Byrom Jr. admitted in jailhouse letters that he committed the murder on his own after growing tired of his father's physical and verbal abuse, and a court-appointed psychologist has said that Byrom Jr. gave him a similar story.

On the stand, Byrom Jr. pinned the murder on one of his friends, whom he said his mother hired for $15,000.

Following her attorney's advice, Michelle Byrom waived her right to a jury sentencing, allowing the judge to decide her fate. He sentenced her to death.

Michelle Byrom's attorney has now filed a motion asking the court for additional discovery so the confession to the court-appointed psychologist can be fully explored.

Additionally, attorneys want to depose the prosecutor from her trial, Arch Bullard, regarding his knowledge of Byrom Jr.'s confession to the psychologist.

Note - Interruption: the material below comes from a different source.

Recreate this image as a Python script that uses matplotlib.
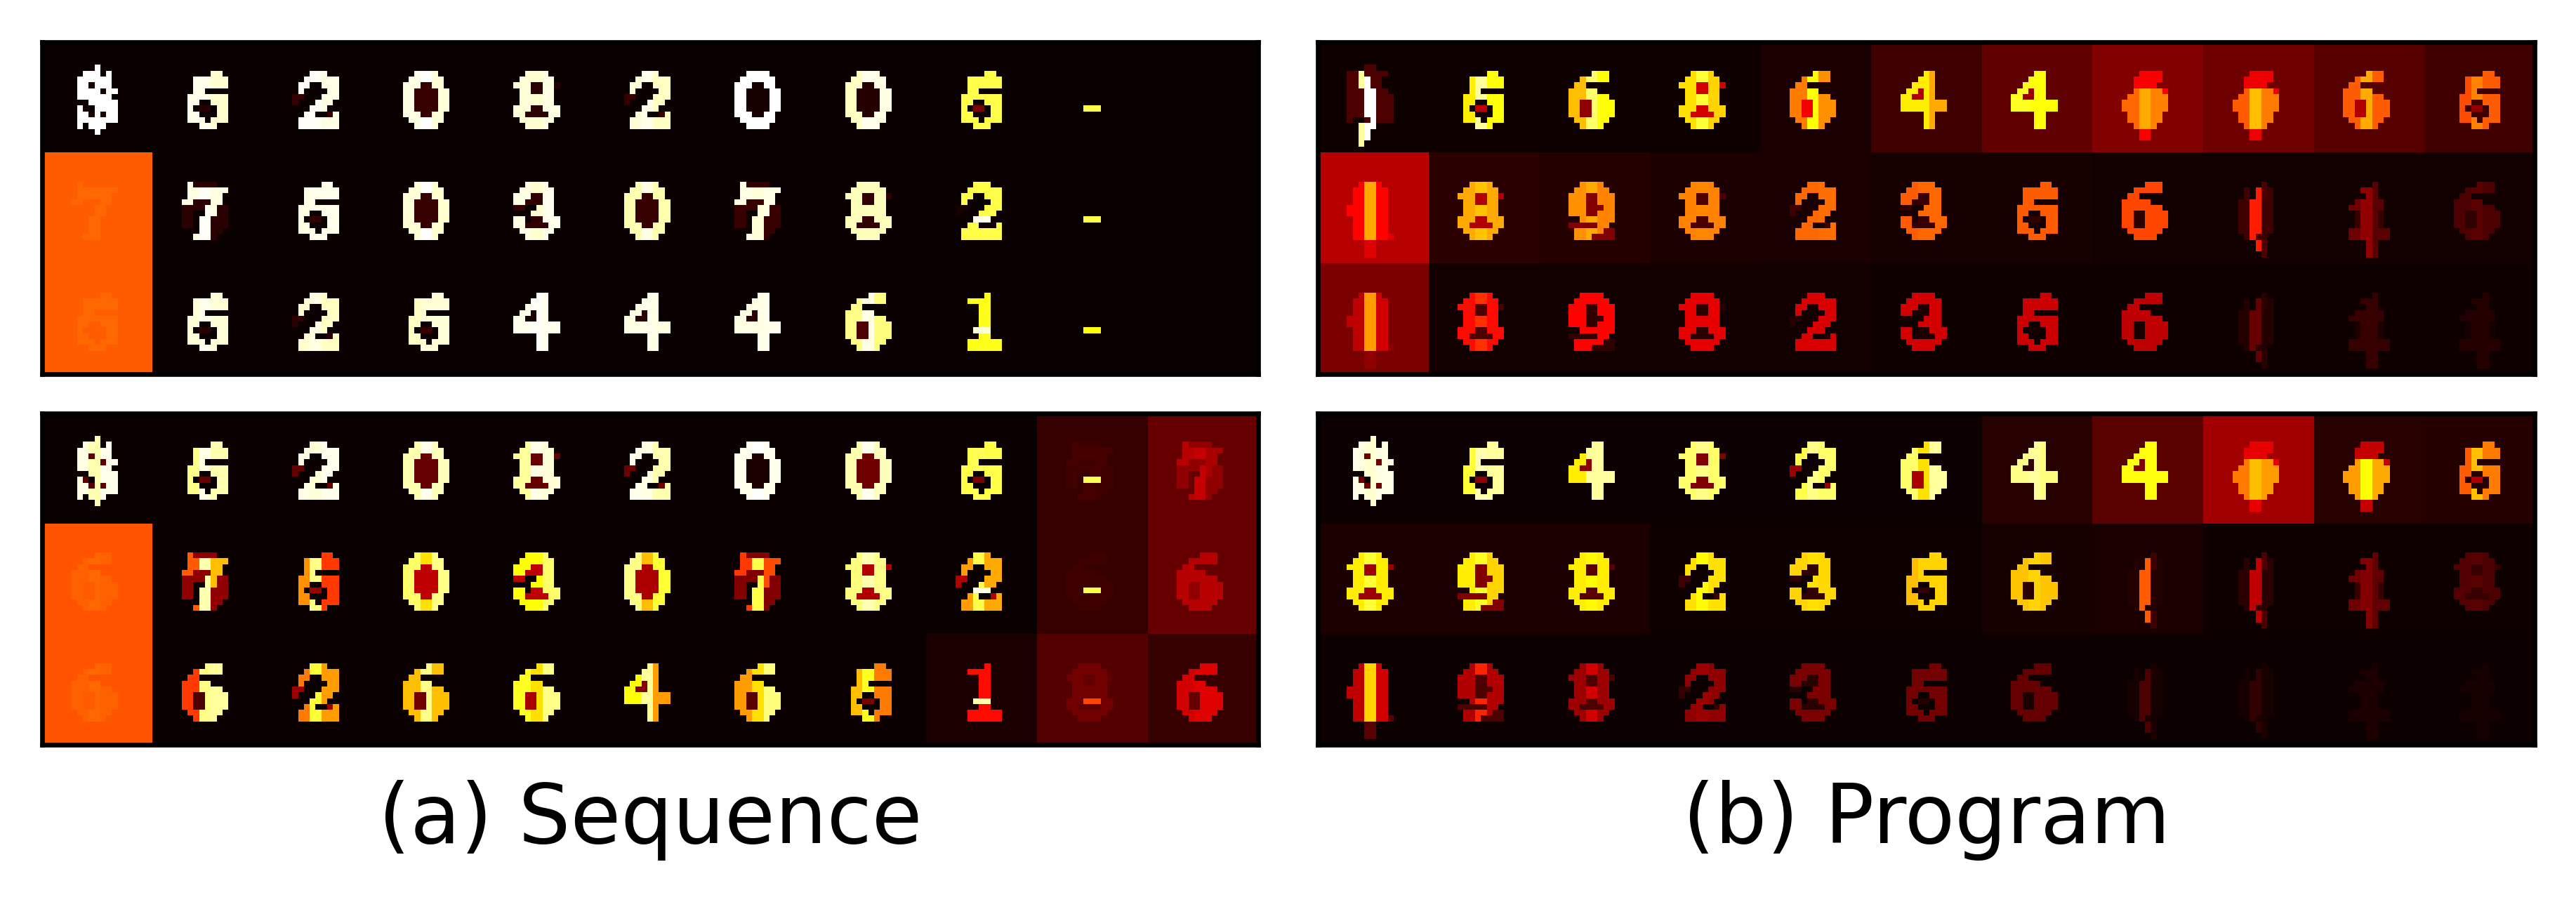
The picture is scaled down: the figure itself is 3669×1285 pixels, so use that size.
import numpy as np
import matplotlib
matplotlib.use("Agg")
import matplotlib.pyplot as plt

# ---- glyph bitmaps: X = stroke, o = counter / halo, . = background
GLYPHS = {
 '0': ["..XXXX..", ".XXXXXX.", "XXXooXX.", "XXooooXX", "XXooooXX", "XXooooXX", "XXooooXX", "XXXooXX.", ".XXXXXX.", "..XXXX.."],
 '1': [".....X..", "..XXXX..", "....XX..", "....XX..", "....XX..", "....XX..", "...oXX..", "....XX..", "..XXXXXX", "..XXXXXX"],
 '2': ["...XXX..", "..XXXXXX", ".XX..XXX", ".X....XX", "oo...XXX", "o...XXX.", "...XXX..", "..XX..oX", ".XXXXXXX", ".XXXXXXX"],
 '3': ["..XXXX..", ".XXXXXX.", "XXXooXX.", "XXoooXX.", "oo..XXX.", "...XXXX.", "XX.ooXXX", "XXooooXX", ".XXXXXX.", "..XXXX.."],
 '4': ["....XX..", "...XXX..", "..XXXX..", ".XXoXX..", "XXooXX..", "XXXXXXXX", "XXXXXXXX", "....XX..", "....XX..", "....XX.."],
 '5': [".....XX.", "..XXXXXX", "..XXXXXX", "..XX....", ".XXXXXXX", ".XX..XXX", ".X.oo.XX", ".XX...XX", ".XXX.XXX", "...XXX.."],
 '6': ["....XXX.", "..XXXXX.", ".XX.....", "XXXXX...", "XXXXXXX.", "XXooXXXX", "XXooXXXX", "XXooXXXX", ".XXXXXX.", "..XXXX.."],
 '7': [".Xoooo..", ".XXXXXXX", ".XXXXXX.", "XXoooXX.", "ooooXXoo", "oo..XXoo", "oo.XXooo", "oo.XXooo", "...XXoo.", "..XXXo.."],
 '8': ["..XXXX..", ".XXXXXX.", "XXXooXXo", ".XXooXX.", ".XXXXXX.", ".XXXXXX.", "XXXooXXX", "XXooooXX", ".XXXXXX.", "..XXXX.."],
 '9': ["..XXXX..", ".XXXXXX.", "XXXooXXX", "XXXooXXX", "XXXoooXX", "XXXooXXX", "..XXXXXX", "oooooXX.", ".XXXXXoo", ".XXXoooo"],
 'e': ["...oooo.", "..ooooo.", "..oooo..", "..XXXXXo", ".XXXXXXX", "XXXXXXXX", "XXXXXXXX", ".XXXXXX.", ".XXXXXX.", "..XXXX..", "...oo...", "...oo..."],
 't': [".....X..", "...XXX..", "....XX..", "..XXXXX.", ".XXXXXX.", "..oXXXo.", "..oXXXo.", "..oXXXo.", ".XXXXXXX", ".XXXXXXX", "....XX..", "....XX..", "....XX.."],
 'i': ["..XXXX..", ".XXXXXX.", ".XXXXXX.", ".XXXXXX.", "XXXXXXX.", "XXXXXXX.", ".XXXXXX.", ".XXXXXX.", ".XXXXXX.", ".XXXXXXo", "...oo...", "...oo...", "...oo..."],
 '(': [".....X..", "..o.XXo.", "..o.XXo.", ".ooXXoo.", ".ooXXoo.", ".ooXXoo.", ".ooXXoo.", ".ooXXoo.", ".ooXXoo.", "..oXoo..", "....XX..", "....XX..", ".....X.."],
 ')': ["...oo...", "ooXoooo.", "ooXXoo..", "ooXXoo..", "oooXXoo.", "oooXXooo", "oooXXooo", "oooXXooo", "oooXXooo", "o..oXooo", "..XXX...", "..XX....", "..XX....", "..X....."],
 '$': ["....X...", "..XXX.X.", ".XXXXXX.", ".XXoXXX.", ".XXXXoXX", ".XXXXXX.", "...XXXXX", ".Xo.XXXX", ".XXoXoXX", ".XXXXXXX", ".X.XXX..", "....X..."],
 '-': ["........", "........", "........", "........", "........", "........", "...XXX..", "........", "........", "........"],
 ' ': [],
}
GLYPH_TOP = {'$': 4, ')': 4}

# ---- (a) Sequence, top
A1_TEXT = ["$52082005- ", "775030782- ", "552544461- "]
A1_BG = [[0, 0, 0, 0, 0, 0, 0, 0, 0, 0, 0], [.5, 0, 0, 0, 0, 0, 0, 0, 0, 0, 0], [.5, 0, 0, 0, 0, 0, 0, 0, 0, 0, 0]]
A1_LEFT = [[1, .98, .99, .97, .96, .96, 1, .94, .82, .82, 0], [.52, .97, .97, .96, .97, .92, .97, .93, .82, .82, 0], [.52, .96, .95, .94, .98, .97, .97, .88, .77, .76, 0]]
A1_CENTRE = [[1, .98, .99, 1, .95, .98, 1, .98, .82, .82, 0], [.52, .99, .98, 1, .95, .97, .96, .93, .82, .82, 0], [.52, .98, .97, .96, .99, .98, .97, .97, .77, .76, 0]]
A1_RIGHT = [[1, .95, .97, .96, .97, .94, 1, .97, .82, .82, 0], [.52, .97, .98, .95, .98, .92, .97, .93, .82, .82, 0], [.52, .96, .94, .96, .98, .97, .98, .87, .77, .76, 0]]
A1_HOLE = [[.02, .04, .07, .07, .05, .07, .02, .04, .17, 0, 0], [.5, .05, .06, .07, .06, .07, .07, .06, .02, 0, 0], [.5, .04, .05, .07, .02, .05, .05, .1, .25, 0, 0]]
A1_DASH = [[0]*11, [0]*8 + [.98, 0, 0], [0]*8 + [.96, 0, 0]]

# ---- (a) Sequence, bottom
A2_TEXT = ["$5208200577", "67503078266", "66266465186"]
A2_BG = [[0, 0, 0, 0, 0, 0, 0, 0, 0, .07, .14], [.49, 0, 0, 0, 0, 0, 0, 0, 0, .07, .14], [.49, 0, 0, 0, 0, 0, 0, 0, .025, .11, .07]]
A2_LEFT = [[.97, .88, .97, .92, .9, .98, .98, .92, .82, .09, .26], [.51, .5, .58, .85, .75, .88, .45, .87, .6, .08, .26], [.51, .45, .55, .65, .78, .75, .6, .65, .38, .16, .3]]
A2_CENTRE = [[.92, .97, .96, .98, .97, .97, 1, .98, .83, .09, .28], [.52, .92, .88, .7, .75, .65, .82, .92, .82, .08, .26], [.52, .88, .8, .88, .7, .9, .7, .78, .38, .16, .32]]
A2_RIGHT = [[.98, .92, .98, .93, .96, .92, .98, .93, .82, .09, .24], [.51, .65, .45, .88, .85, .8, .48, .88, .62, .08, .26], [.51, .9, .6, .65, .88, .6, .87, .55, .38, .16, .32]]
A2_HOLE = [[.12, .14, .14, .14, .14, .15, .03, .15, .17, .08, .2], [.5, .2, .22, .27, .27, .24, .18, .25, .25, .075, .2], [.5, .1, .22, .16, .24, .18, .12, .17, .03, .13, .14]]
A2_DASH = [[0]*9 + [.83, 0], [0]*8 + [.97, .82, 0], [0]*8 + [.92, .47, 0]]

# ---- (b) Program, top
B1_TEXT = [")568644ee65", "i8982356(t6", "i8982356(tt"]
B1_BG = [[.01, .01, .01, .01, .025, .08, .13, .18, .15, .115, .08], [.26, .05, .04, .03, .025, .02, .02, .015, .015, .015, .015], [.17, .012, .012, .012, .012, .01, .01, .01, .01, .01, .01]]
B1_LEFT = [[.9, .72, .65, .7, .55, .72, .78, .52, .5, .5, .48], [.37, .62, .58, .56, .52, .5, .5, .47, .09, .15, .1], [.27, .38, .37, .33, .31, .3, .29, .27, .04, .07, .04]]
B1_CENTRE = [[1, .9, .85, .8, .75, .72, .76, .62, .65, .62, .56], [.62, .66, .62, .57, .52, .52, .5, .47, .41, .2, .12], [.6, .44, .37, .33, .31, .3, .29, .27, .14, .07, .04]]
B1_RIGHT = [[.85, .75, .75, .68, .58, .62, .75, .56, .55, .5, .5], [.37, .62, .56, .56, .53, .52, .5, .47, .1, .12, .1], [.3, .38, .37, .33, .31, .3, .29, .27, .05, .07, .04]]
B1_HOLE = [[.1, .27, .2, .3, .35, .25, .22, .36, .34, .25, .2], [.32, .25, .18, .1, .08, .07, .06, .05, .08, .07, .06], [.2, .1, .06, .05, .04, .03, .02, .02, .04, .03, .02]]
B1_DASH = [[0]*11, [0]*11, [0]*11]

# ---- (b) Program, bottom
B2_TEXT = ["$5482644ee5", "8982356((t8", "i982356((tt"]
B2_BG = [[.005, .005, .005, .005, .005, .005, .045, .12, .23, .045, .04], [.03, .03, .03, .01, .01, .01, .02, .025, .01, .01, .01], [.005, .005, .005, .005, .005, .005, .005, .005, .005, .005, .005]]
B2_LEFT = [[.97, .8, .72, .85, .82, .85, .88, .76, .55, .6, .5], [.72, .72, .72, .7, .68, .65, .66, .05, .08, .15, .11], [.27, .25, .22, .2, .17, .16, .14, .03, .03, .03, .02]]
B2_CENTRE = [[.95, .92, .9, .88, .88, .7, .9, .76, .65, .75, .65], [.8, .78, .74, .74, .7, .68, .68, .5, .27, .18, .12], [.68, .42, .3, .22, .17, .16, .14, .1, .06, .03, .02]]
B2_RIGHT = [[.97, .9, .9, .85, .85, .9, .87, .76, .6, .62, .55], [.72, .68, .72, .7, .69, .68, .66, .08, .1, .13, .1], [.3, .25, .22, .2, .17, .16, .14, .03, .03, .03, .02]]
B2_HOLE = [[.15, .2, .2, .18, .22, .24, .06, .18, .33, .28, .25], [.22, .18, .12, .08, .06, .06, .05, .04, .05, .07, .07], [.12, .1, .1, .07, .05, .04, .03, .02, .02, .01, .01]]
B2_DASH = [[0]*11, [0]*11, [0]*11]

XLABELS = ["(a) Sequence", "(b) Program"]
CELL = 19
GLYPH_LEFT = 5
DIGIT_TOP = 5


def build(text, bg, left, centre, right, hole, dash):
    img = np.zeros((3*CELL, 11*CELL))
    for r in range(3):
        for c in range(11):
            y0, x0 = r*CELL, c*CELL
            img[y0:y0+CELL, x0:x0+CELL] = bg[r][c]
            ch = text[r][c]
            top = GLYPH_TOP.get(ch, DIGIT_TOP)
            for i, row in enumerate(GLYPHS[ch]):
                for j, s in enumerate(row):
                    yy, xx = y0+top+i, x0+GLYPH_LEFT+j
                    if s == 'X':
                        img[yy, xx] = left[r][c] if j < 3 else (centre[r][c] if j < 5 else right[r][c])
                    elif s == 'o':
                        img[yy, xx] = hole[r][c]
            if dash[r][c]:
                img[y0+DIGIT_TOP+6, x0+GLYPH_LEFT+3:x0+GLYPH_LEFT+6] = dash[r][c]
    return img


W, H = 3670, 1285
fig = plt.figure(figsize=(W/600, H/600), dpi=600)
PANELS = [
    ((60.3, 59.5, 1792, 532.5), (A1_TEXT, A1_BG, A1_LEFT, A1_CENTRE, A1_RIGHT, A1_HOLE, A1_DASH), None),
    ((1877.3, 59.5, 3610.3, 532.5), (B1_TEXT, B1_BG, B1_LEFT, B1_CENTRE, B1_RIGHT, B1_HOLE, B1_DASH), None),
    ((60.3, 589, 1792, 1061.4), (A2_TEXT, A2_BG, A2_LEFT, A2_CENTRE, A2_RIGHT, A2_HOLE, A2_DASH), XLABELS[0]),
    ((1877.3, 589, 3610.3, 1061.4), (B2_TEXT, B2_BG, B2_LEFT, B2_CENTRE, B2_RIGHT, B2_HOLE, B2_DASH), XLABELS[1]),
]
for (x0, y0, x1, y1), tables, label in PANELS:
    ax = fig.add_axes([x0/W, 1-y1/H, (x1-x0)/W, (y1-y0)/H])
    ax.imshow(build(*tables), cmap='hot', vmin=0, vmax=1, interpolation='nearest', aspect='auto')
    ax.set_xticks([])
    ax.set_yticks([])
    if label:
        ax.set_xlabel(label, fontsize=14, labelpad=6)
fig.savefig("out.png", dpi=600, facecolor='white')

Bullard has told CNN that he firmly believes Michelle Byrom was the mastermind of the murder-for-hire plot.

According to those familiar with the process, the Supreme Court typically issues opinions at 1:30 p.m. on Thursdays. The nine-member court could issue a decision regarding the Byrom case Thursday, but there is no requirement on the timeline for the decision.

If the court decides to accept the execution request, Byrom would not be immediately executed. There are procedural steps the state Department of Corrections would first need to follow, including preparing the chamber and moving the inmate.